An AI agent implementation playbook does not re-invent risk, governance, or testing at each step; it sequences the dedicated disciplines in the order the project needs them. This is what keeps the playbook usable. If every implementation had to re-derive how to score risk, how to scope permissions, and how to test an agent, the playbook would be a five-hundred-page manual nobody finishes. Instead each stage is a pointer: stage two runs the risk assessment, stage three applies the controls from the AI agent governance framework sized to the tier the assessment produced, stage five runs the evaluation.
The sequencing is the value the playbook adds over the individual disciplines. The risk score has to come before the control design, because the score sizes the controls. The controls have to exist before the build is instrumented, because the audit trail is one of them. Evaluation has to come before the pilot, because you do not put an unevaluated agent in front of real traffic. And the pilot has to come before graduation, because graduation runs on the pilot's data. Get the order wrong and the stages fight each other: a team that builds first and scores risk later discovers it has to retrofit governance into a finished agent, which is slower and worse than designing it in.

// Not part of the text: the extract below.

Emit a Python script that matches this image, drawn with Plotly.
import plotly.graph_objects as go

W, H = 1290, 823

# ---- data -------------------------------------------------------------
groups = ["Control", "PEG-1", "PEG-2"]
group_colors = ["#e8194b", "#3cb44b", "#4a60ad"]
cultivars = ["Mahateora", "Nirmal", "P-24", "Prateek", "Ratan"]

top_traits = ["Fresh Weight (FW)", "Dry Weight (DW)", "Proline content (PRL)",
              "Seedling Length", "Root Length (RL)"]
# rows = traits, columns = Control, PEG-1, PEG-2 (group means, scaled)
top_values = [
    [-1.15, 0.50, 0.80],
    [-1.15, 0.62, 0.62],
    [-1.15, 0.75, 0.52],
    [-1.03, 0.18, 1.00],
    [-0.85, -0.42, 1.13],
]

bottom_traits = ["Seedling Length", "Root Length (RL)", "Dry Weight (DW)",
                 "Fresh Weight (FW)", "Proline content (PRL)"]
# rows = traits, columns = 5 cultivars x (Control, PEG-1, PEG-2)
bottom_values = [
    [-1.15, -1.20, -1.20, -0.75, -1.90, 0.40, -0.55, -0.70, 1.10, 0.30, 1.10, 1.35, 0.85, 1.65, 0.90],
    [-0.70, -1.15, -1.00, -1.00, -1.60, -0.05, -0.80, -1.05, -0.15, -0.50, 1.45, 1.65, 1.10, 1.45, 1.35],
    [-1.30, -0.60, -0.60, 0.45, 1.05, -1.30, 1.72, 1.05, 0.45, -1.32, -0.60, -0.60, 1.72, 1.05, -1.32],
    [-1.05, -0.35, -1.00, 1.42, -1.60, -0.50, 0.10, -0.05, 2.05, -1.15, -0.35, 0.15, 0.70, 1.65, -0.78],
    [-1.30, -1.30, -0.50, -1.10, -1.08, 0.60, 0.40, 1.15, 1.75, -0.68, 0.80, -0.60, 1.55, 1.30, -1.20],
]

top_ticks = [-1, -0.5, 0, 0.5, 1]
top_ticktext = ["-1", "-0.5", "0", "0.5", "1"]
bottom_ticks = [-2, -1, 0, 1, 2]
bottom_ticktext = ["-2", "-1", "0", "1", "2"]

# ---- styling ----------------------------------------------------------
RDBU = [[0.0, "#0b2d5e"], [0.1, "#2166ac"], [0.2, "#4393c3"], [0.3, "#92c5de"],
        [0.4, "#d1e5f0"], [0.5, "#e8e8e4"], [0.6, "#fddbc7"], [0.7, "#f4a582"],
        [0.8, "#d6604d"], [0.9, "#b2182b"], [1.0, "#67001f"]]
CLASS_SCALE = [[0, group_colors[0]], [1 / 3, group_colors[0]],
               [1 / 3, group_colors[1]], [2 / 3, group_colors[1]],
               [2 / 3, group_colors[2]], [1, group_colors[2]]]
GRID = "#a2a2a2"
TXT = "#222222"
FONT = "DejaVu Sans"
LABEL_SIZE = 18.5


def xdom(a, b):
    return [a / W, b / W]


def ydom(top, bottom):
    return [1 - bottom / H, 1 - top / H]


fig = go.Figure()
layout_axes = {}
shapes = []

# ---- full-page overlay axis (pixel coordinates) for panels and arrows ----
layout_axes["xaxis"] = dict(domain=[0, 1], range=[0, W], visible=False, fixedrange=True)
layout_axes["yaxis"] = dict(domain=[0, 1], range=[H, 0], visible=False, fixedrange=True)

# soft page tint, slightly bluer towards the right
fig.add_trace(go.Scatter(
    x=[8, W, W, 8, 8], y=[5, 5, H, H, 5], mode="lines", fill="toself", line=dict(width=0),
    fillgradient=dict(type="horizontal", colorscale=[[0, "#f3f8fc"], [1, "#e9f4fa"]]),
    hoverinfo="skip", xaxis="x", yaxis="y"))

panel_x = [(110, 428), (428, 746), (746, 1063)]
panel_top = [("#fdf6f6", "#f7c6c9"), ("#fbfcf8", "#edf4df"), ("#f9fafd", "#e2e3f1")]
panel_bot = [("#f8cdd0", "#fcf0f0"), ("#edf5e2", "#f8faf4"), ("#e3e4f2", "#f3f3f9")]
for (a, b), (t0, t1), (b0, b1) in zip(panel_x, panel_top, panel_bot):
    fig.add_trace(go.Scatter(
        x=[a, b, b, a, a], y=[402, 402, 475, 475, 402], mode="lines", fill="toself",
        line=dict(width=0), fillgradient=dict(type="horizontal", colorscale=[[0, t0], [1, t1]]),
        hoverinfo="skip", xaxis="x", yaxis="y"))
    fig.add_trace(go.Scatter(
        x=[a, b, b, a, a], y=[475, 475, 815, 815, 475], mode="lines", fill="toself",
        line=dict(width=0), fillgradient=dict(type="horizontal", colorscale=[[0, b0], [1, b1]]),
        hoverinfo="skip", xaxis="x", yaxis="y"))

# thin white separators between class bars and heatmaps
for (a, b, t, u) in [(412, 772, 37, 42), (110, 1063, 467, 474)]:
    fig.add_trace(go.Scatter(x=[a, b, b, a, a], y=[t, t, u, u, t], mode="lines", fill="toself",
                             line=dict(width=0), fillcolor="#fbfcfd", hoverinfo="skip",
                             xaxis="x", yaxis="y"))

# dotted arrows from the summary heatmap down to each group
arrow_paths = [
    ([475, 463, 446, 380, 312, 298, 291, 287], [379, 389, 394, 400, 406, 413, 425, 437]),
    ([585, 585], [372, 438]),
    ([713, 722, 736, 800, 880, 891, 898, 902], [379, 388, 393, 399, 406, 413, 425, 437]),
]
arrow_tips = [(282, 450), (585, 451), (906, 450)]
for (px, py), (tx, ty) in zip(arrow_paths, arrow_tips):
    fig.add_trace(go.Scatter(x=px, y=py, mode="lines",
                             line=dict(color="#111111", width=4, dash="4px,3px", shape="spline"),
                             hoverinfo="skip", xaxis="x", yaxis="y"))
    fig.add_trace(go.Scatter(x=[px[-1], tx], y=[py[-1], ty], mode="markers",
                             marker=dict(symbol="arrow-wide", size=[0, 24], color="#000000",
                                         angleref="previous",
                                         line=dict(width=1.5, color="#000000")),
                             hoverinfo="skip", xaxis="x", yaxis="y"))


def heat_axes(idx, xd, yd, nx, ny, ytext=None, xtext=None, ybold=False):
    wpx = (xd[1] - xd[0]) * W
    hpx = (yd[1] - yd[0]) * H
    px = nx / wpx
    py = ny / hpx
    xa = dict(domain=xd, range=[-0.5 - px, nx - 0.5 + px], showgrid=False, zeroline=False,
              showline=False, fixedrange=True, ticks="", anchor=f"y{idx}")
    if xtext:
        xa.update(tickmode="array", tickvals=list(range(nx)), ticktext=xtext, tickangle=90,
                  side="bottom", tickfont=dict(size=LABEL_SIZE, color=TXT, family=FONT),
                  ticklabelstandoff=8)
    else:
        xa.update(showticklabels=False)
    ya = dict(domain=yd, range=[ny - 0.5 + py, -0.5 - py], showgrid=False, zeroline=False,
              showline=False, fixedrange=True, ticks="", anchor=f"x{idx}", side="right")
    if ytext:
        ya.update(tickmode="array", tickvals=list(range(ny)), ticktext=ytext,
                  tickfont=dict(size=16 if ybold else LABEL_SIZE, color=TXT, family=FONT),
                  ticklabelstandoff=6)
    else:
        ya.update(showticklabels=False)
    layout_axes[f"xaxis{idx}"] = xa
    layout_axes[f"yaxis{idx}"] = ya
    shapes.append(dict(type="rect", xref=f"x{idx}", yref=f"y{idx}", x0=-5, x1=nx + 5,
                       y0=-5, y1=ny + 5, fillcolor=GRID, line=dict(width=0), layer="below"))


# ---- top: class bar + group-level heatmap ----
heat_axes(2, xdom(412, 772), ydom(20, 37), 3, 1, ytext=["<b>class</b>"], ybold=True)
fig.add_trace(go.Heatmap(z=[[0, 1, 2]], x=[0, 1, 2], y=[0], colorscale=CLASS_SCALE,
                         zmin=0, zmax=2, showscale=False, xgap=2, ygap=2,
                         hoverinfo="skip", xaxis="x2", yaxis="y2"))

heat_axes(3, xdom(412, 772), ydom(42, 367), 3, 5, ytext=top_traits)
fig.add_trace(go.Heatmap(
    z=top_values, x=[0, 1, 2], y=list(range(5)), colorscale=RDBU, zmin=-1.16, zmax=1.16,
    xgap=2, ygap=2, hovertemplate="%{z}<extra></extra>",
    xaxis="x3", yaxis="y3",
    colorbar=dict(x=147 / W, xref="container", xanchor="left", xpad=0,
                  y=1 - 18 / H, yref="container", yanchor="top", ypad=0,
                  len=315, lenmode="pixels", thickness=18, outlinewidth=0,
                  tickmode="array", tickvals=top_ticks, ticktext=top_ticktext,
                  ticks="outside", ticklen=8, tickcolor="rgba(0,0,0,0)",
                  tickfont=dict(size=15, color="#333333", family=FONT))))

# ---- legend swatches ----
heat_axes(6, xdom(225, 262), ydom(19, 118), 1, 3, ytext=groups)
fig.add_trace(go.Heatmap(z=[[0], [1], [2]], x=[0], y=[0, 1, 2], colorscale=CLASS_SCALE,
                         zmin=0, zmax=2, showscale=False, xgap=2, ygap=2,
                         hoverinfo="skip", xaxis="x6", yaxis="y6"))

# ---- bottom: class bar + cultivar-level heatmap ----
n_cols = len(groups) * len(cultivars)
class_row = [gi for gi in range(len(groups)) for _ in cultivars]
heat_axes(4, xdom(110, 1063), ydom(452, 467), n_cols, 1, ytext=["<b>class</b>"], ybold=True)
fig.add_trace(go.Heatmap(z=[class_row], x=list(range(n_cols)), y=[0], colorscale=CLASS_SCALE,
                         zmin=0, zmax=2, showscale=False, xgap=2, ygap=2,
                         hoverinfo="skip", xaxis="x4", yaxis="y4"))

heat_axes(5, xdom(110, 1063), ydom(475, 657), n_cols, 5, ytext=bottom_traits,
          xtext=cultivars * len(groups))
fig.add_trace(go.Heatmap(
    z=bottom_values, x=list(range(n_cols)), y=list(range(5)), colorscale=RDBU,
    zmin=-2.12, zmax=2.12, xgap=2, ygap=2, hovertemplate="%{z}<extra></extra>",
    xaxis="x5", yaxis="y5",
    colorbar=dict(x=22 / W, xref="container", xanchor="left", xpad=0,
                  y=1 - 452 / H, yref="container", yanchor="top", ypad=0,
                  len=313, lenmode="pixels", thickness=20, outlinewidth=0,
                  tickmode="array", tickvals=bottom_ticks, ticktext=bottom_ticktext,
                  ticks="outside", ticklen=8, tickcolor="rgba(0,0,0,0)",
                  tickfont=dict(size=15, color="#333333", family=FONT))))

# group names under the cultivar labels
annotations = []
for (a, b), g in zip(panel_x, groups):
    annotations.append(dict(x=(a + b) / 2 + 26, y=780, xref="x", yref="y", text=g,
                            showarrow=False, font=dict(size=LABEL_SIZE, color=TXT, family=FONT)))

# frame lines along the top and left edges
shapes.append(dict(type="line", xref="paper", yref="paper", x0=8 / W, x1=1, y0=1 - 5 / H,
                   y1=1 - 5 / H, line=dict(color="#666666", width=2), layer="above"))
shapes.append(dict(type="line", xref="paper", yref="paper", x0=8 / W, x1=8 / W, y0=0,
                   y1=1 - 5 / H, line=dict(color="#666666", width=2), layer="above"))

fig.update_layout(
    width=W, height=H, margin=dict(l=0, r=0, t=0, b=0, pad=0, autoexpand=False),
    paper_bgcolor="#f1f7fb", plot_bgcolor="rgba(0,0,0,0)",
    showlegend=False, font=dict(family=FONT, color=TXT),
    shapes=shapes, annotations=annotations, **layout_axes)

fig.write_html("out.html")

The playbook's contribution is the order, and the order is not arbitrary.
An AI agent implementation is not finished at launch; production starts a standing job in which one owner moves from reviewing the agent to handling its exceptions. The phased playbooks end at "deploy," as if production were a finish line. It is a starting line for a different kind of work. Once the agent is graduated, the human who reviewed its actions does not disappear; their role changes from approving the routine to handling the exceptions the agent routes to them and watching the error rate for drift. That is a smaller job than the pilot demanded, but it is a permanent one, and it needs an owner.
Naming that owner is part of implementation, not an afterthought. An agent in production with no named owner is an agent whose drift nobody notices and whose exception queue nobody works, which is how a graduated agent silently regresses into the quiet-failure mode that risk assessment was supposed to prevent. The handoff from project to operations is the last stage of the playbook and the one most often skipped, because the project team considers its job done at launch and operations was never told the agent is now theirs. Close that gap explicitly: the implementation is complete when a named person owns the running agent, not when the agent first runs.

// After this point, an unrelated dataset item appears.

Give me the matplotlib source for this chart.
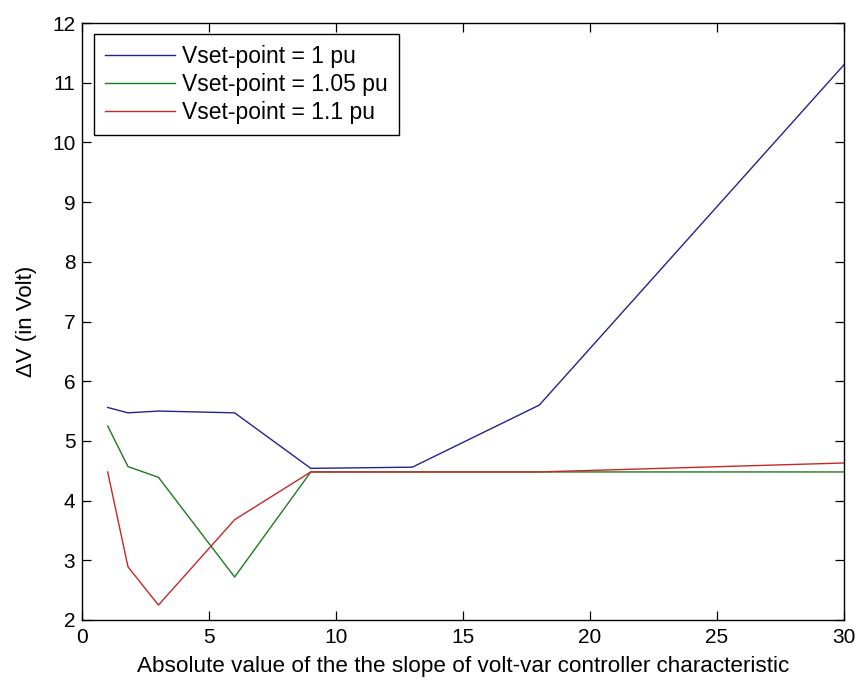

An AI agent implementation playbook compresses safely for a tier-one, low-risk agent, where the supervised pilot can be short and the trust ramp steep. Not every agent needs a six-week pilot and a cautious graduation. An internal agent that drafts meeting notes, scored tier one, can run its full playbook in days: scope it, confirm it is low risk, give it minimal permissions, build it with logging, spot-check it briefly, and graduate it fast, because the worst case is a bad draft a human discards. Applying the full ceremony to a harmless agent is the same mistake as over-governing it, and it teaches the organization that the playbook is bureaucracy.

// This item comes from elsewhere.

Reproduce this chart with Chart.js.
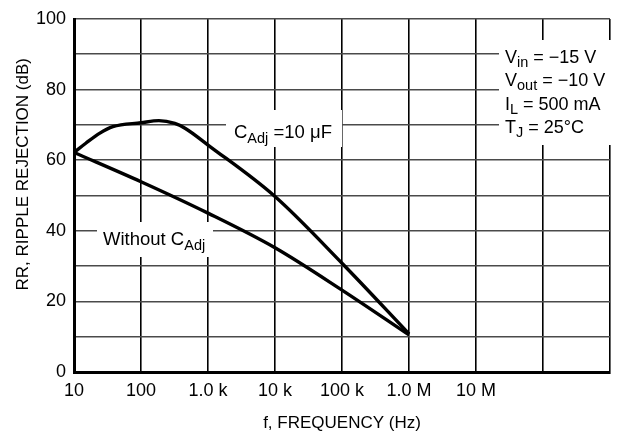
<!DOCTYPE html>
<html>
<head>
<meta charset="utf-8">
<script src="https://cdn.jsdelivr.net/npm/chart.js@4.4.1/dist/chart.umd.min.js"></script>
<style>
  html, body { margin: 0; padding: 0; background: #ffffff; }
  #wrap { width: 618px; height: 436px; }
</style>
</head>
<body>
<div id="wrap"><canvas id="c" width="618" height="436"></canvas></div>
<script>
// ---- data ----
const withCapFreq = [10, 15, 24, 38, 100, 185, 320, 460, 1000, 10000, 100000, 1000000];
const withCapRR   = [62.2, 64.8, 67.6, 69.5, 70.6, 71.2, 70.4, 69.0, 64.3, 49.7, 30.8, 10.8];
const withoutCapFreq = [10, 100, 1000, 10000, 100000, 1000000];
const withoutCapRR   = [62.2, 53.9, 45.0, 35.2, 23.2, 10.5];

const xTickValues = [10, 100, 1000, 10000, 100000, 1000000, 10000000, 100000000, 1000000000];
const xTickLabels = ['10', '100', '1.0 k', '10 k', '100 k', '1.0 M', '10 M', '', ''];
const yTickValues = [0, 10, 20, 30, 40, 50, 60, 70, 80, 90, 100];
const yTickLabels = ['0', '', '20', '', '40', '', '60', '', '80', '', '100'];

const xTitle = 'f, FREQUENCY (Hz)';
const yTitle = 'RR, RIPPLE REJECTION (dB)';
const capLabel = [['C', false], ['Adj', true], [' =10 \u03bcF', false]];
const noCapLabel = [['Without C', false], ['Adj', true]];
const conditions = [
  [['V', false], ['in', true], [' = \u221215 V', false]],
  [['V', false], ['out', true], [' = \u221210 V', false]],
  [['I', false], ['L', true], [' = 500 mA', false]],
  [['T', false], ['J', true], [' = 25\u00b0C', false]]
];

const FONT = "'Liberation Sans', Arial, sans-serif";
Chart.defaults.font.family = FONT;
Chart.defaults.color = '#000';

function toXY(xs, ys) { return xs.map((x, i) => ({ x: x, y: ys[i] })); }

function drawRich(ctx, x, y, parts, size, subSize, subDrop) {
  ctx.textBaseline = 'alphabetic';
  ctx.textAlign = 'left';
  let cx = x;
  for (const [t, sub] of parts) {
    ctx.font = (sub ? subSize : size) + 'px ' + FONT;
    ctx.fillText(t, cx, sub ? y + subDrop : y);
    cx += ctx.measureText(t).width;
  }
}

const labelsPlugin = {
  id: 'labels',
  beforeDatasetsDraw(chart) {
    const ctx = chart.ctx;
    ctx.save();
    ctx.fillStyle = '#fff';
    ctx.fillRect(226, 110, 116, 37);
    ctx.fillRect(97, 222, 116, 35);
    ctx.fillRect(499, 40, 115, 105);
    ctx.fillStyle = '#000';
    drawRich(ctx, 234, 138, capLabel, 18.5, 14.5, 5);
    drawRich(ctx, 103, 244.5, noCapLabel, 18.5, 14.5, 5);
    const baselines = [63.3, 86.3, 109.8, 133.2];
    conditions.forEach((p, i) => drawRich(ctx, 505, baselines[i], p, 18, 14.5, 4));
    ctx.restore();
  }
};

new Chart(document.getElementById('c'), {
  type: 'line',
  data: {
    datasets: [
      { data: toXY(withCapFreq, withCapRR), borderColor: '#000', borderWidth: 3.4,
        pointRadius: 0, fill: false, cubicInterpolationMode: 'monotone' },
      { data: toXY(withoutCapFreq, withoutCapRR), borderColor: '#000', borderWidth: 3.4,
        pointRadius: 0, fill: false, cubicInterpolationMode: 'monotone' }
    ]
  },
  options: {
    responsive: false,
    devicePixelRatio: 1,
    animation: false,
    layout: { padding: { top: 19, right: 2, left: 0, bottom: 0 } },
    plugins: { legend: { display: false }, tooltip: { enabled: false } },
    scales: {
      x: {
        type: 'logarithmic',
        min: 10, max: 1000000000,
        afterBuildTicks: (s) => { s.ticks = xTickValues.map(v => ({ value: v })); },
        afterFit: (s) => { s.height = 64; },
        ticks: {
          autoSkip: false, maxRotation: 0, padding: 8,
          font: { size: 18 }, color: '#000',
          callback: (v, i) => xTickLabels[i]
        },
        grid: { color: '#000', lineWidth: 1.6, drawTicks: false },
        border: { color: '#000', width: 3 },
        title: { display: true, text: xTitle, font: { size: 17, lineHeight: 1.2 },
                 color: '#000', padding: { top: 0, bottom: 2 } }
      },
      y: {
        min: 0, max: 100,
        afterBuildTicks: (s) => { s.ticks = yTickValues.map(v => ({ value: v })); },
        afterFit: (s) => { s.width = 74; },
        ticks: {
          padding: 8, font: { size: 18 }, color: '#000',
          callback: (v, i) => yTickLabels[i]
        },
        grid: { color: '#4a4a4a', lineWidth: 1.6, drawTicks: false },
        border: { color: '#000', width: 3 },
        title: { display: true, text: '         ' + yTitle, font: { size: 17, lineHeight: 1.2 },
                 color: '#000', padding: { top: 13, bottom: 0 } }
      }
    }
  },
  plugins: [labelsPlugin]
});
</script>
</body>
</html>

What does not compress is the order. Even the fast version runs scope, score, design, build, evaluate, pilot, and graduate in sequence; it just spends minutes on stages that a tier-three agent spends weeks on. The risk tier sets the pace, and the playbook scales its rigor to the tier the way every discipline in this cluster does. The one stage that never collapses to zero is graduation, because even a tier-one agent should run under review for its first real actions, however briefly. The compression is in the duration of the stages, never in skipping them, because a skipped stage is reliably the one that produces the exact incident the playbook existed to prevent, usually at the worst possible time and in front of a customer.
An AI agent implementation playbook is the ordered sequence that moves an agent from a chosen use case to trusted, unsupervised production. It has seven stages (scope, score, design, build, evaluate, pilot, and graduate), each producing a specific artifact and drawing on a dedicated discipline. Its purpose is to manage the trust transfer from human to agent, which is the part a working demo never proves.
You implement an AI agent by running seven stages in order: scope the workflow, score its risk to set an oversight tier, design controls sized to the tier, build the agent with logging from day one, evaluate it against a realistic task suite, run a supervised pilot, and graduate its autonomy as it meets error-rate thresholds. The sequence matters because each stage depends on the previous one, and the trust transfer happens in the final two stages.
AI agent pilots fail to reach production because the trust transfer from supervised pilot to unsupervised operation is never deliberately planned. The pilot proves the agent can do the work, but removing the human requires measured evidence the team usually did not collect. Without a planned trust ramp, teams either leave the human in place permanently, making the agent uneconomic, or remove the human on a hunch and absorb a bad incident.
Graduated autonomy is the practice of removing human oversight from an AI agent in measured increments rather than all at once. The agent starts in production with a human reviewing every action, and oversight is reduced one layer at a time only after the agent's error rate at the current layer is low enough for its risk tier. Each reduction is backed by data and is reversible if reliability drops.
Implementing an AI agent takes anywhere from a few days to several months, depending on the workflow's risk tier. A low-risk, tier-one agent can run the full playbook in days with a short pilot and a steep trust ramp. A high-risk, tier-three agent earns each increment of autonomy slowly, so its pilot and graduation can take weeks or months. The build itself is usually the fastest part; the trust transfer sets the timeline.
An AI agent implementation playbook compresses in duration but not in sequence, so its main limitation is that it cannot be shortcut by skipping stages, only by spending less time on each. For a low-risk agent the stages can take minutes; for a high-risk one they take weeks. The one stage that never collapses to zero is graduation, because even a low-risk agent should run under brief review for its first real actions.
The first step in implementing an AI agent is scoping: defining a single workflow with a clear done-state that the agent is responsible for. Scoping comes before any build because an agent built for a vague or wrong goal is well-implemented and useless. This stage draws on use-case selection, which weighs whether the workflow is worth automating at all before the implementation playbook begins.